As shown in Fig. 7d–f, the bubbles formed after the ethyne plasma treatment had diameters of predominately <300 nm and a high density, while the bubbles produced by the methane plasma possessed a much larger diameter range from 2 to 4 μm with a much lower density. The exact causes for the phenomena need comprehensive investigation in future. At this moment, the main reason, we believe, could be that the dissociation energy of methane is actually lower than that of the ethyne39. When all experiments were carried out under similar conditions, more atomic hydrogen in CH4 plasma can be generated and then more efficiently get into h-BN bubbles than the case in ethyne plasma. The plasma treatment with 5% hydrogen in argon also led to the formation of bubbles on the h-BN surface but with an extremely low density. To characterize the bubbles further, the plots of hmax and the aspect ratio with respect to the bubble diameter are presented in Fig. 7g–i. Similar to the bubbles fabricated by the plasma of pure hydrogen, in all three plots, hmax had a nearly linear increasing relationship with the bubble diameter, while the aspect ratio remained nearly unchanged and thus was independent of the bubble diameter. Interestingly, although the bubbles produced from CH4 had much larger diameters (2–4 μm) than those produced from C2H2 (<300 nm), they had almost the same hmax (<10 nm), resulting in an extremely low aspect ratio (hmax/R = ~0.005) for the bubbles produced from methane.

Discussion

We demonstrate an approach for isolating hydrogen in h-BN bubbles by plasma treatment. The dimensions of the bubbles range from nanometers to micrometers and depend on the duration and sample temperature of the plasma treatment. Most of the bubbles undergo minimal changes over 40 weeks. Additionally, the penetration depth of atomic hydrogen reaches approximately 23 h-BN layers. The Raman spectra of a bubble reveal that stretching occurs on the bubble surface. Finally, we demonstrate that hydrogen gas can be extracted from hydrocarbons and mixed gases by the plasma treatment and isolated between h-BN layers in bubbles. The demonstrated ability to fabricate hydrogen bubbles on h-BN flakes might be used to extract hydrogen from hydrocarbon/gas mixtures or to fabricate nano/micro-electromechanical systems.

Methods

Fabrication and characterization of hydrogen bubbles on h-BN

The experimental setup is given in Supplementary Fig. 22. First, h-BN flakes were produced by micromechanical exfoliation of single-crystal h-BN and then deposited on quartz substrates that were previously cleaned with oxygen plasma. The substrates with h-BN flakes were loaded into a furnace equipped with an RF generator (13.56 MHz, MTI Corporation) with a tunable power from 100 to 400 W. The sample temperature in the sample chamber could be controlled from room temperature to 1000 °C. An advanced pump (GX100N Dry Pumping System, Edwards) was connected to the chamber to control the flow rate. After the samples were heated to the preset temperature, hydrogen (oxygen or argon) gas with a flow rate of 3 sccm (~3 Pa) was introduced into the chamber, and then the plasma was formed. The plasma treatment normally took 90, 120 or 150 min. The h-BN flakes were finally removed from the sample chamber for characterization under an optical microscope (Eclipse LV150, Nikon), an atomic force microscope (Dimension Icon, Bruker), and a Raman spectrometer (532 nm, WITec).

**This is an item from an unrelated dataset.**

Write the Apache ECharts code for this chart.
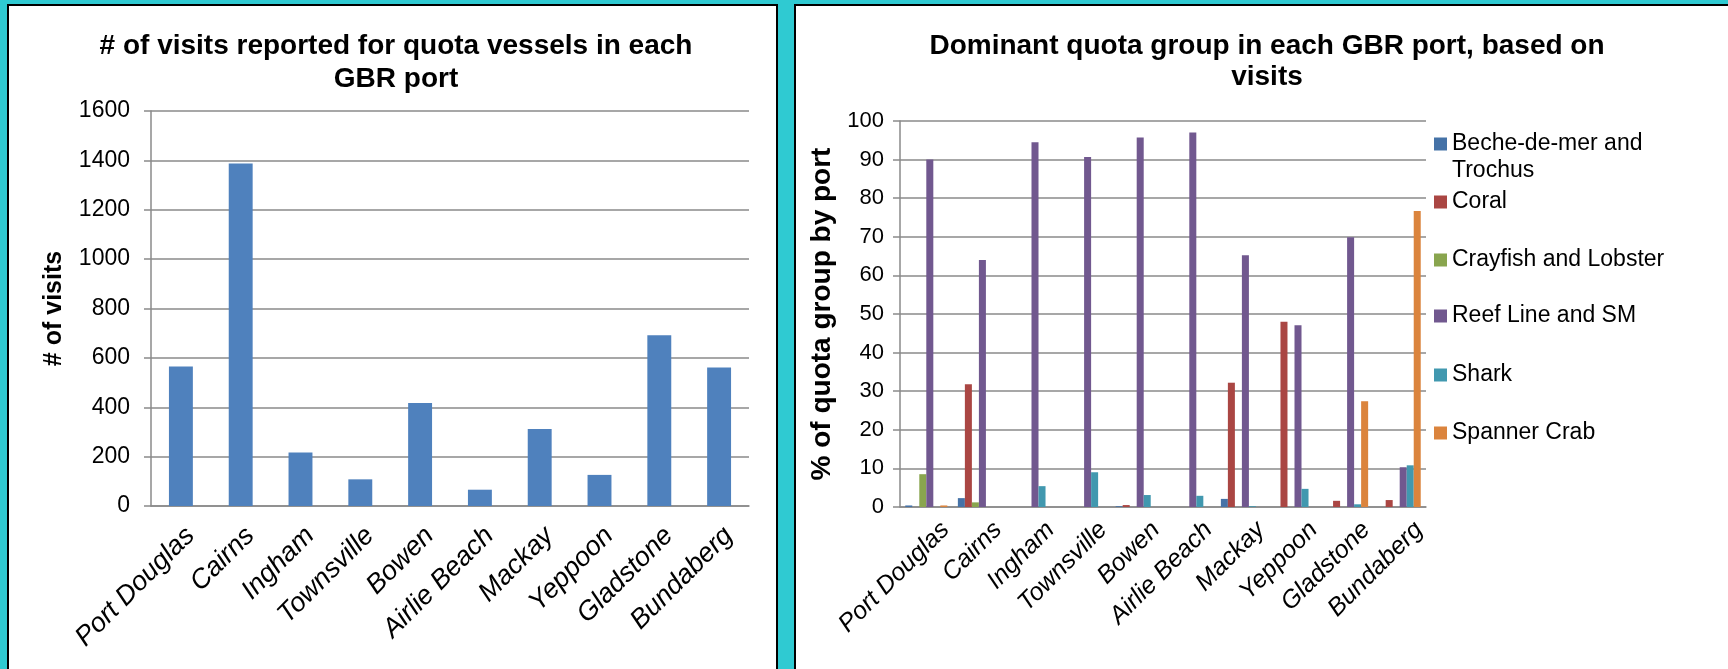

Low-temperature AFM measurement of the bubbles

After bubbles were produced on h-BN flakes, optical microscope and AFM were used to locate their positions. Subsequently, the substrate with the h-BN flakes was transferred into the vacuum chamber of a variable temperature SPM (Scanning probe microscope) system (attoDRY 1100 by Attocube). The chamber was filled with 4He in a pressure of 5 mbar for heat exchange. The sample temperature can be controlled in the range from 4 to 300 K. All the AFM scanning was conducted in contact mode. In order to minimize the damage to the bubbles, AFM tips with a force constant of 0.02–0.77 N m−1 were used. The sample was cooled at a rate of 0.5 K h−1 while AFM scanning was carried on the h-BN bubbles. The highest temperature at which the bubbles became flat was recorded as the transition temperature. Afterwards, the samples were warmed up for several Kelvins to observe the expansion of bubbles in order to exclude the possible case of gas leakage.

Scanning transmission electron microscopy

Electron microscopy experiments were conducted using a Nion UltraSTEM100 scanning transmission electron microscope, operated at 60 kV in near-ultrahigh vacuum (2 × 10−7 Pa). The beam current during the experiments varied between 8 and 80 pA, corresponding to dose rates of 5–50 × 107 e Å−2 s−1. The beam convergence semi-angle was 35 mrad and the semi-angular range of the medium-angle annular-dark-field detector was 60–200 mrad.